本実施例の場合、水平拘束材11には、一例として鉛直方向には比較的柔らかく曲がる変形性能(可撓性)があり、水平方向にはコンクリート製浮き床5の横滑りに抵抗し拘束する剛性を発揮する鋼板の一例として、フラットバー(幅寸が100mm、厚さが3.2mm)が使用されている。ただし、水平拘束材11には、前記の可撓性と、浮き床5の横滑りに抵抗し拘束する性能を発揮する鋼板であれば足り、前記フラットバーに限らない。
この水平拘束材11の両端をコンクリート製浮き床5へ固定する手段としては、種々の構造を実施可能である。図2と図3に示した実施例の場合、水平拘束材11はコンクリート製浮き床5の開口部10を横断させてその両端をデッキプレート4の下面へ当てがい、同水平拘束材11の両端部に予め取り付けた固定用プレート16を複数本のボルト17でデッキプレート4へ締結した構成の例を示している。固定用プレート16をデッキプレート4へ溶接で接合する方法も実施可能である。或いは水平拘束材11の両端部に取り付けた固定用プレート16をコンクリート製浮き床5のコンクリート厚さの中程に位置させ、同固定用プレート16に取り付けた複数本の固定用ボルト17を、コンクリート製浮き床5のコンクリート中へ埋設して必要な剪断耐力又は支保力を確保する構成で実施することもできる。

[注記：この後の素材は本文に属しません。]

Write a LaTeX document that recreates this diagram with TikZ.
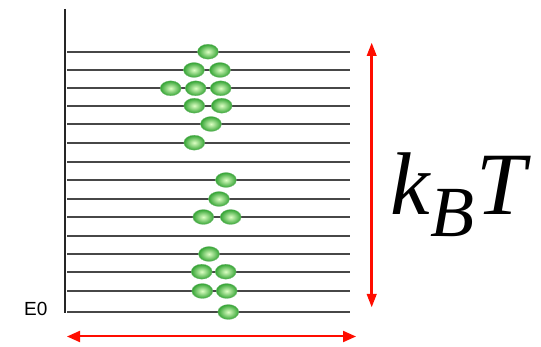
\documentclass[tikz,border=0pt]{standalone}
\usepackage{fontspec}
\setmainfont{Liberation Serif}
\newfontfamily\labsans{Liberation Sans}
\usetikzlibrary{arrows.meta,shapes.geometric}
\begin{document}
\begin{tikzpicture}[x=1pt,y=-1pt,
  level/.style={draw=black!72, line width=1.7pt},
  ball/.style={ellipse, minimum width=21pt, minimum height=15pt, inner sep=0pt,
    inner color=green!15!white!90!yellow, outer color=green!55!black!80!white, draw=green!50!black!50, line width=0.3pt},
  redarrow/.style={draw=red!90!orange, line width=3.5pt, {Triangle[width=9pt,length=14pt]}-{Triangle[width=9pt,length=14pt]}},
  redarrowthin/.style={draw=red!90!orange, line width=2pt, {Triangle[width=11pt,length=13pt]}-{Triangle[width=11pt,length=13pt]}}
]
\useasboundingbox (0,0) rectangle (541,347);
% axis
\coordinate (axtop) at (65,9);
\coordinate (axbot) at (65,313);
\draw[black!85, line width=1.5pt] (axtop) -- (axbot);
% levels
\foreach \i/\y in {1/51.7,2/70,3/88.3,4/105.7,5/124,6/142.7,7/162,8/180,9/199,10/217,11/236.3,12/254,13/271.7,14/291,15/312}{
  \coordinate (l\i a) at (67,\y);
  \coordinate (l\i b) at (350,\y);
  \draw[level] (l\i a) -- (l\i b);
}
% particles
\foreach \n/\x/\y in {p1/208/51.7, p2/194/70, p3/220/70, p4/170.7/88.3, p5/195.7/88.3, p6/220.7/88.3,
  p7/194.3/105.7, p8/221.7/105.7, p9/211/124, p10/194.3/142.7, p11/226/180, p12/219/199,
  p13/203.3/217, p14/230.7/217, p15/209/254, p16/201.7/271.7, p17/225.7/271.7,
  p18/202.3/291, p19/226.7/291, p20/228.3/312}{
  \node[ball] (\n) at (\x,\y) {};
}
% E0 label
\node[font=\labsans\fontsize{19}{19}\selectfont, anchor=base west, inner sep=0pt] (e0) at (24,316) {E0};
% red arrows
\coordinate (vtop) at (371.7,42);
\coordinate (vbot) at (371.7,308);
\draw[redarrow] (vtop) -- (vbot);
\coordinate (hl) at (67,336.5);
\coordinate (hr) at (356,336.5);
\draw[redarrowthin] (hl) -- (hr);
% kBT
\node[anchor=base west, inner sep=0pt] (kbt) at (390,215)
  {\fontsize{89}{89}\selectfont\itshape k\kern1pt\raisebox{-22pt}{\fontsize{72}{72}\selectfont B}\kern2pt T};
\end{tikzpicture}
\end{document}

本実施例の場合、位置固定部材12には、断面サイズが100×100mm程度のH鋼部材が使用され、該位置固定部材12は、フラットバー11のほぼ中央の直下位置において床スラブ1へ固定されている。更に具体的に説明すると、位置固定部材12は、床スラブ1の上面へ例えばメカニカルアンカー13で固定した固定ベースプレート14へボルト止め又は溶接等の手段で強固に固定されている。更に、位置固定部材12は、水平拘束材11と同方向に複数配置した補強リブ15によっても固定ベースプレート14と強固に一体化して固定されている。
なお、仕上げ床8上のエアロビクスダンス等に起因する騒音の伝播や拡散を可及的に遮断するために、各開口部10の上面に鉄板等を敷いて塞ぐことが好ましい。
また、地震に伴う上下振動、あるいは仕上げ床8上のエアロビクスダンス等に起因する上下振動がコンクリート製の浮き床5へ伝播された場合には、水平拘束材11が鉛直方向に柔らかく曲がる可撓性により前記振動は十分に吸収緩和され、防振性能が害される虞はない。
2 防振材
3 長尺部材
4 デッキプレート
5 コンクリート製浮き床
6 外周構造体
10 開口部
11 水平拘束材
12 位置固定部材
Claims (3)
- 床スラブを平面的に見て特定した一方向へ一定のピッチで整列する配置で複数の防振材がその下端を床スラブへ固定して設置され、前記列状の配置に設置された防振材の各列の上端に鋼製の長尺部材が載置され、こうして複数の列状に設置された前記長尺部材の上にデッキプレートが載置され前記長尺部材と接合して設置され、前記デッキプレートの上にコンクリートを打設して周辺部は外周構造体との間に隙間を開けたコンクリート製の浮き床が構築されて成る防振床構造において、
前記コンクリート製の浮き床に複数の開口部が形成され、各開口部を略水平方向に貫通する水平拘束材がその両端を浮き床へ固定して設置され、この水平拘束材は直下の床スラブへ固定した位置固定部材と結合されていることを特徴とする、防振床構造。 - 水平拘束材は、鉛直方向に変形する可撓性があり、水平方向には浮き床の横滑りを拘束する鋼板で構成されていることを特徴とする、請求項1に記載した防振床構造。
- 開口部は、浮き床を平面的に見て当該浮き床の地震時の横滑り防止に有効な 配置に形成されていることを特徴とする、請求項1に記載した防振床構造。